**Do this:** Could the lines from the start of the data through the line with "YAxis, ReferenceLine, ReferenceArea" be set down exactly, with no pictures among them?

**Information provided:**

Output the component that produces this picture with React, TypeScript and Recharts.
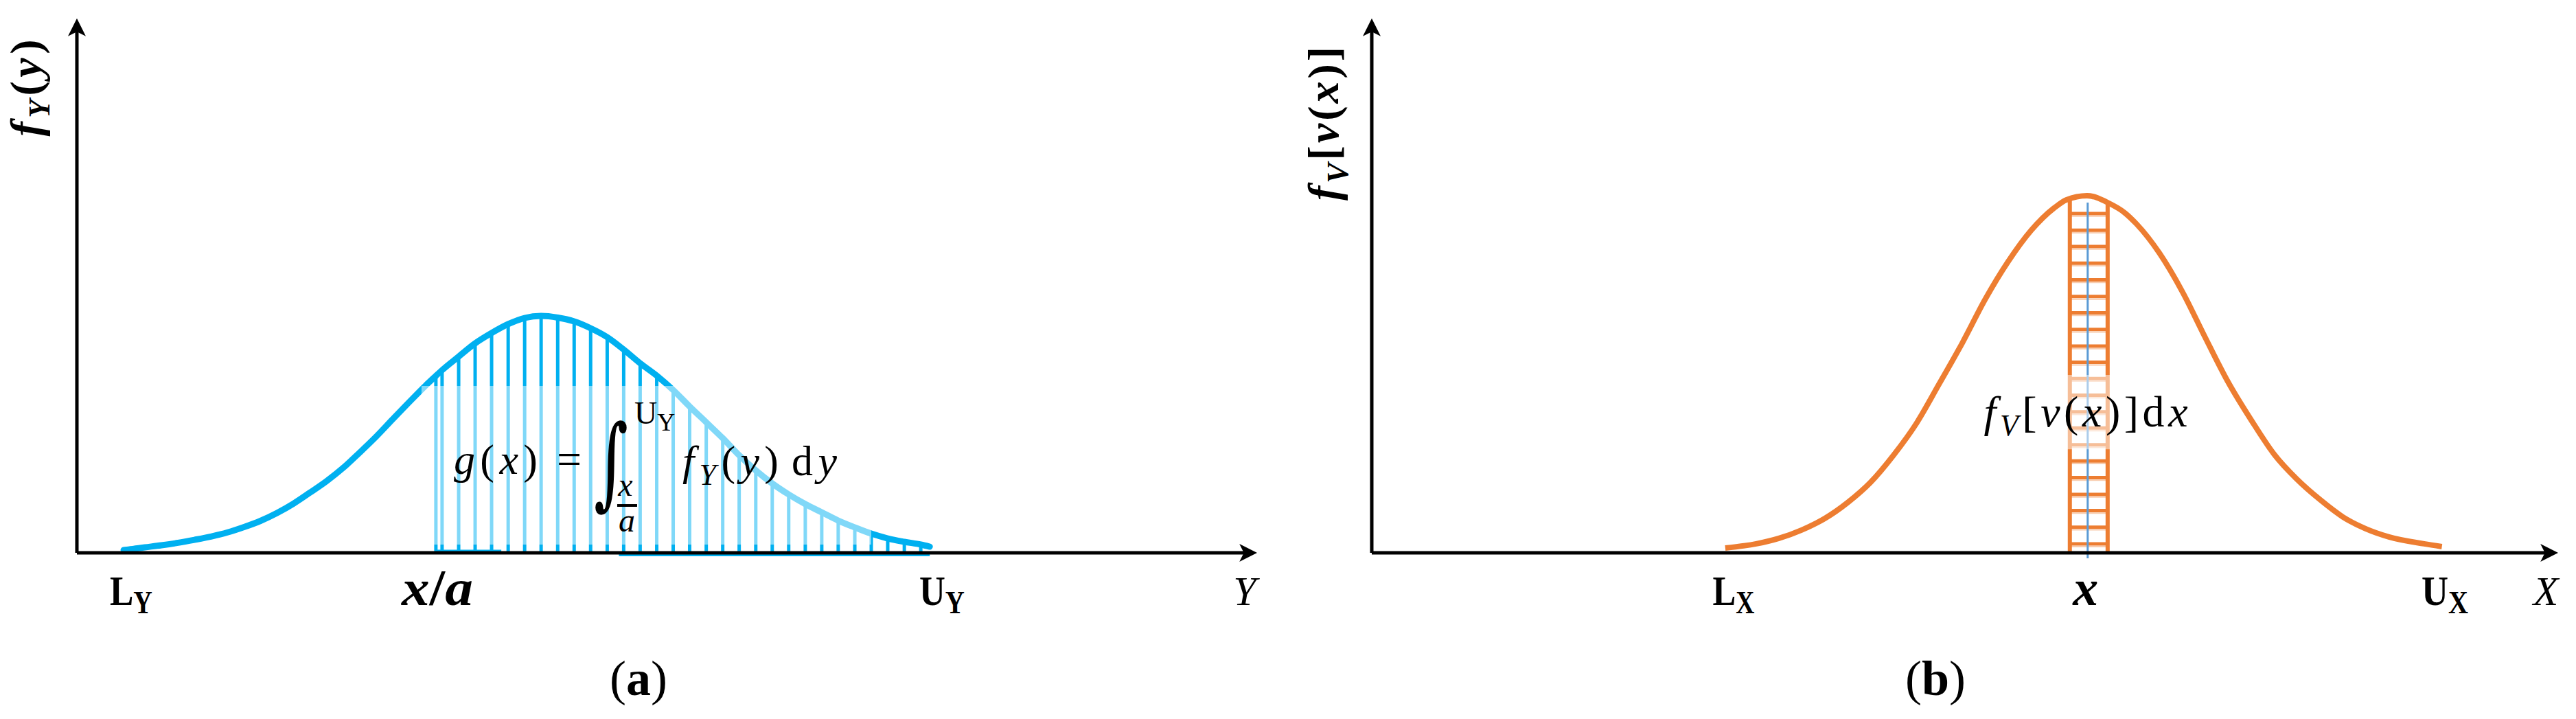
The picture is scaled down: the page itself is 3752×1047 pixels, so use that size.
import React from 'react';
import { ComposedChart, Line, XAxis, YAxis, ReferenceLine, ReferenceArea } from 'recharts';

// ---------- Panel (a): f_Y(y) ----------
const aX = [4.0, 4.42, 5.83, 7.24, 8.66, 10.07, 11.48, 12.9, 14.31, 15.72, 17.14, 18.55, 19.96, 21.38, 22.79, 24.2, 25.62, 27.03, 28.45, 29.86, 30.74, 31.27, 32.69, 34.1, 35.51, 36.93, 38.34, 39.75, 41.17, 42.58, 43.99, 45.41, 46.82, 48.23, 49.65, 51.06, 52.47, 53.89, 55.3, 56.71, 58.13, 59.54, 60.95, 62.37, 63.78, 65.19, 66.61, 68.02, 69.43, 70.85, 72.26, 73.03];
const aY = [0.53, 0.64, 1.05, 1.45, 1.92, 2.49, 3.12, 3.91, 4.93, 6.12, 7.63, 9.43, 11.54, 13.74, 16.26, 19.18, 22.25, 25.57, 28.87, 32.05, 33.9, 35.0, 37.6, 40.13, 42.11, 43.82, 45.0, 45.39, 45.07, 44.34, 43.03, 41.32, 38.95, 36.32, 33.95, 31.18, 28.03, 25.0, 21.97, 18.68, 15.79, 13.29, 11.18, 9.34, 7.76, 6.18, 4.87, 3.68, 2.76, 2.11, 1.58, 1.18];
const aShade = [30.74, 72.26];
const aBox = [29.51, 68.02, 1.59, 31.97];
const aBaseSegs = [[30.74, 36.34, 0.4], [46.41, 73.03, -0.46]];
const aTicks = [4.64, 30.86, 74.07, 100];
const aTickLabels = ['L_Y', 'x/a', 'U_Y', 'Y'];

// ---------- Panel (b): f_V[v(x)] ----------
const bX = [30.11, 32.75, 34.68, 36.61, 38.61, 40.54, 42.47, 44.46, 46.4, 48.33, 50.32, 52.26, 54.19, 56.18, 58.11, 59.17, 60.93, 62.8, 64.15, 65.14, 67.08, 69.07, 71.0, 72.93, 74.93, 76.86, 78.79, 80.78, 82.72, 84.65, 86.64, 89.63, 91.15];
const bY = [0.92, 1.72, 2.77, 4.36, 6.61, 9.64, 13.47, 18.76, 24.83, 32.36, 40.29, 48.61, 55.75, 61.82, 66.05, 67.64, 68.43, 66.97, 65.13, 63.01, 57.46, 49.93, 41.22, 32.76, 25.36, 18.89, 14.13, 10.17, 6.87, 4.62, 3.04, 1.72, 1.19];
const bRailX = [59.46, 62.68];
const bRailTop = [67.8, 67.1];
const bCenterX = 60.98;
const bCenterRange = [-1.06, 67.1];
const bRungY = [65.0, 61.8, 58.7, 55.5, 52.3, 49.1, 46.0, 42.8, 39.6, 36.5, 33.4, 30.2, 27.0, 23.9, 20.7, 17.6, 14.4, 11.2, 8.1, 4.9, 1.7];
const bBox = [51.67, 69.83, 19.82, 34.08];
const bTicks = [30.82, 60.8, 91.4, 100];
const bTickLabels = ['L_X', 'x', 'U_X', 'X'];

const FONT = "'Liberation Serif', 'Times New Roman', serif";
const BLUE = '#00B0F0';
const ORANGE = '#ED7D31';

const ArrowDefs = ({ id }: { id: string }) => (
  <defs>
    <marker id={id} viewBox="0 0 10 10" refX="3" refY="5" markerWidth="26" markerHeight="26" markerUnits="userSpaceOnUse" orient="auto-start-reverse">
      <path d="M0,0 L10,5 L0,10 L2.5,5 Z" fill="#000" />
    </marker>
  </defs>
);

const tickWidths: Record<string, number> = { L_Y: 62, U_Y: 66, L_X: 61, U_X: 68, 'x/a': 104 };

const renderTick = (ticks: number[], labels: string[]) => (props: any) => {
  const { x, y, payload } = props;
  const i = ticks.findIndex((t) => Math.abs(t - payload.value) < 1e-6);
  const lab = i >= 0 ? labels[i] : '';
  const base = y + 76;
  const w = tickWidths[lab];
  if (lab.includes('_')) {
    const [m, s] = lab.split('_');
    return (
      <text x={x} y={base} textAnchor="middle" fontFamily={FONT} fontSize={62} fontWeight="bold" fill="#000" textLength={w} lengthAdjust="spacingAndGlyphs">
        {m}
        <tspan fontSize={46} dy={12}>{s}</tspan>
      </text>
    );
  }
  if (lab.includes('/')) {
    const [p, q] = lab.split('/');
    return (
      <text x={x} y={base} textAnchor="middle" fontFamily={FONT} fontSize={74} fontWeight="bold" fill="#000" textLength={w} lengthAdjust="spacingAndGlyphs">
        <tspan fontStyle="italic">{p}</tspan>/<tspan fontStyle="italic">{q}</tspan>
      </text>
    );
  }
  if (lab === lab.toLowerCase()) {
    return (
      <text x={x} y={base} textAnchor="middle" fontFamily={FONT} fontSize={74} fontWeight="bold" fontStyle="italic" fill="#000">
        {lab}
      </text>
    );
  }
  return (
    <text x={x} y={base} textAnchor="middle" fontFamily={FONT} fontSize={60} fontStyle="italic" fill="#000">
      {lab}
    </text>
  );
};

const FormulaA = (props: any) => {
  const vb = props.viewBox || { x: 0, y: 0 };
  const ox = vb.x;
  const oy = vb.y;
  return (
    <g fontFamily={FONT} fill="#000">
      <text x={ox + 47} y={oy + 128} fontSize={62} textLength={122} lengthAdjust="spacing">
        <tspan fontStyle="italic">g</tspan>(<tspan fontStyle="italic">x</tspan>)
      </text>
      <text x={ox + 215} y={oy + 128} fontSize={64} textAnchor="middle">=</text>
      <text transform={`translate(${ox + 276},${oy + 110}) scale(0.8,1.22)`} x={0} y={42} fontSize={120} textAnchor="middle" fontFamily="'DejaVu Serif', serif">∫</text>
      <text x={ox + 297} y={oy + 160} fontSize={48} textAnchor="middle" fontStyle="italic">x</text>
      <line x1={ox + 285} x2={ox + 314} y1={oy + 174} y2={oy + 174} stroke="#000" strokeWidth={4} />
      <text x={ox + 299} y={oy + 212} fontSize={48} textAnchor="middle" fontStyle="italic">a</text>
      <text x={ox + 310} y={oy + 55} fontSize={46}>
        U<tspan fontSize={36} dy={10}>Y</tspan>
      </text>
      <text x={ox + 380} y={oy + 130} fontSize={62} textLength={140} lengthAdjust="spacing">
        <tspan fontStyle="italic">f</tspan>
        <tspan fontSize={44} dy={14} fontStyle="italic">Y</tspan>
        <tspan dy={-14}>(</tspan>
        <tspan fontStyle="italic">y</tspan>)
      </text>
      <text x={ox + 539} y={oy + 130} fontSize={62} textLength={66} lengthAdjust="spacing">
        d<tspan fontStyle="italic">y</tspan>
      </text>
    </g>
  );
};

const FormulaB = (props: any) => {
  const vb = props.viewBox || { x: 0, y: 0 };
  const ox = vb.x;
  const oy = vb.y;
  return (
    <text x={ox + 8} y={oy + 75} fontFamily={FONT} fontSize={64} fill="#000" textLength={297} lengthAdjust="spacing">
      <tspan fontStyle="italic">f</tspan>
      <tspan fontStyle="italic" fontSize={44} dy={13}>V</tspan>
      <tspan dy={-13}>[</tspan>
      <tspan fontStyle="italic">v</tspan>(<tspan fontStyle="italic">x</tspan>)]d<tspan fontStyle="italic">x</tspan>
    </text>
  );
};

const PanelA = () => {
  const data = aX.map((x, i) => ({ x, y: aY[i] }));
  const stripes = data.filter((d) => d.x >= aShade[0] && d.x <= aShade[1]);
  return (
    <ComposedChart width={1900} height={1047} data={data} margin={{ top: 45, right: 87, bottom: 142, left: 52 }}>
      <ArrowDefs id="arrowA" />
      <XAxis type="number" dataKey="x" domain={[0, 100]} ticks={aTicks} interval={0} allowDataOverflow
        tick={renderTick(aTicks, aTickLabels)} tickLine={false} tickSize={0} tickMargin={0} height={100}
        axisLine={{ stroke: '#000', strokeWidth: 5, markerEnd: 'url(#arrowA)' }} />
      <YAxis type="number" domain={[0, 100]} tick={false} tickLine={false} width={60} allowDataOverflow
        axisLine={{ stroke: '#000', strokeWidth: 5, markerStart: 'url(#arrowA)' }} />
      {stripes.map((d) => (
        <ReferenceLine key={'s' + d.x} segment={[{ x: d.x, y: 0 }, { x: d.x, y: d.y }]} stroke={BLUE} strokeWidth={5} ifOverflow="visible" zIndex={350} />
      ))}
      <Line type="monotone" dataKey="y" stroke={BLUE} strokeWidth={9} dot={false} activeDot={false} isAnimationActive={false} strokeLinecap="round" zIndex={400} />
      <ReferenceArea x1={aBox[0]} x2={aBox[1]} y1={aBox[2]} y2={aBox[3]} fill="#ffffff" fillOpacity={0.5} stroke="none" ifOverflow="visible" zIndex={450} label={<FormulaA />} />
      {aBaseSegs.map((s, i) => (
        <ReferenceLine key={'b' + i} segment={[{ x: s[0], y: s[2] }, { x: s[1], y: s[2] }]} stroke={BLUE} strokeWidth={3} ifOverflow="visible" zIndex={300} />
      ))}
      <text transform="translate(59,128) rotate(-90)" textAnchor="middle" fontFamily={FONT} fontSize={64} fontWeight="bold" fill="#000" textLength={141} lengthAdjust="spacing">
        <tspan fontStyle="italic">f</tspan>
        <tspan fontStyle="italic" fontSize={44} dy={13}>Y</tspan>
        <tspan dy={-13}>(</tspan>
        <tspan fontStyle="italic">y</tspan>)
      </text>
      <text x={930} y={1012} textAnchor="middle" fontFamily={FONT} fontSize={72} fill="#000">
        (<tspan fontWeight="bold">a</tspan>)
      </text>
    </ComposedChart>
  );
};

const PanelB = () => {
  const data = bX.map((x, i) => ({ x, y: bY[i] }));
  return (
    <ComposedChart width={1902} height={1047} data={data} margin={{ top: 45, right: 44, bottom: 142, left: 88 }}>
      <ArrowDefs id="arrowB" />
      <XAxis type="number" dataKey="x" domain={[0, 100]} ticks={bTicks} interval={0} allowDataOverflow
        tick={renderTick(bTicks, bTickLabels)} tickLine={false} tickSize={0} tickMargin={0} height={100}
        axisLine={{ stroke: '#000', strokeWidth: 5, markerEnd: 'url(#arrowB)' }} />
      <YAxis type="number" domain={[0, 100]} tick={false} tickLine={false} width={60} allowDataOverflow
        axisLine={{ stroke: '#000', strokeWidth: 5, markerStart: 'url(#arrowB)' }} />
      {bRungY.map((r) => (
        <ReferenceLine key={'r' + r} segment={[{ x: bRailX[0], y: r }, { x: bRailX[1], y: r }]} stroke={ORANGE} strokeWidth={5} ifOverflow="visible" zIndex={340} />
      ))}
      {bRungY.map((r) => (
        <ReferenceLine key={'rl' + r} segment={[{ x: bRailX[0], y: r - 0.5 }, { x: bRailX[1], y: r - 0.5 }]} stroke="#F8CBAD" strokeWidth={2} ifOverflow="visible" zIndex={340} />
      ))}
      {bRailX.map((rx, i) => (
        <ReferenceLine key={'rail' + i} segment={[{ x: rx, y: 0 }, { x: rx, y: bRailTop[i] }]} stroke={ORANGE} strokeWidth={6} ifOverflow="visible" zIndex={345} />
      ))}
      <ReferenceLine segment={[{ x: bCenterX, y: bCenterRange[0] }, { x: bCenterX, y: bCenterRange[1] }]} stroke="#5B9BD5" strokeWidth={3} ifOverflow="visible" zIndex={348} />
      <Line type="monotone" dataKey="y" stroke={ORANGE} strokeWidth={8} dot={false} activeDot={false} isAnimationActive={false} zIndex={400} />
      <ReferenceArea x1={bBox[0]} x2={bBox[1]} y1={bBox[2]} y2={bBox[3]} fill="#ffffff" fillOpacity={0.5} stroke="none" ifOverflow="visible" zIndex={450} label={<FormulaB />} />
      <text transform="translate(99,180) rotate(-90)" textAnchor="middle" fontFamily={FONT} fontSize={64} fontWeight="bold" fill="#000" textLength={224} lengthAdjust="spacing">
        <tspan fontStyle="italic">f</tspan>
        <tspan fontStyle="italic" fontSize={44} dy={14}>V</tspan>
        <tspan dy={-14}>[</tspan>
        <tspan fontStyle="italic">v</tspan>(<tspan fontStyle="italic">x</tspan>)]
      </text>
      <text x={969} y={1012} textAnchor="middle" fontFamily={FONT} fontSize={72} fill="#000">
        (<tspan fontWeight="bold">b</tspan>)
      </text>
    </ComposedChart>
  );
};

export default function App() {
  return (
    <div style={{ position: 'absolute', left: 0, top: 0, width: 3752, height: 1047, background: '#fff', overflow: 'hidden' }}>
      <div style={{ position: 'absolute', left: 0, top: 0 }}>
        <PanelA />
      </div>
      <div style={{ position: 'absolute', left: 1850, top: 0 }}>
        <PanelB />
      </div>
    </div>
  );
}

**Expected output:**
Output the component that produces this picture with React, TypeScript and Recharts.
The picture is scaled down: the page itself is 3752×1047 pixels, so use that size.
import React from 'react';
import { ComposedChart, Line, XAxis, YAxis, ReferenceLine, ReferenceArea } from 'recharts';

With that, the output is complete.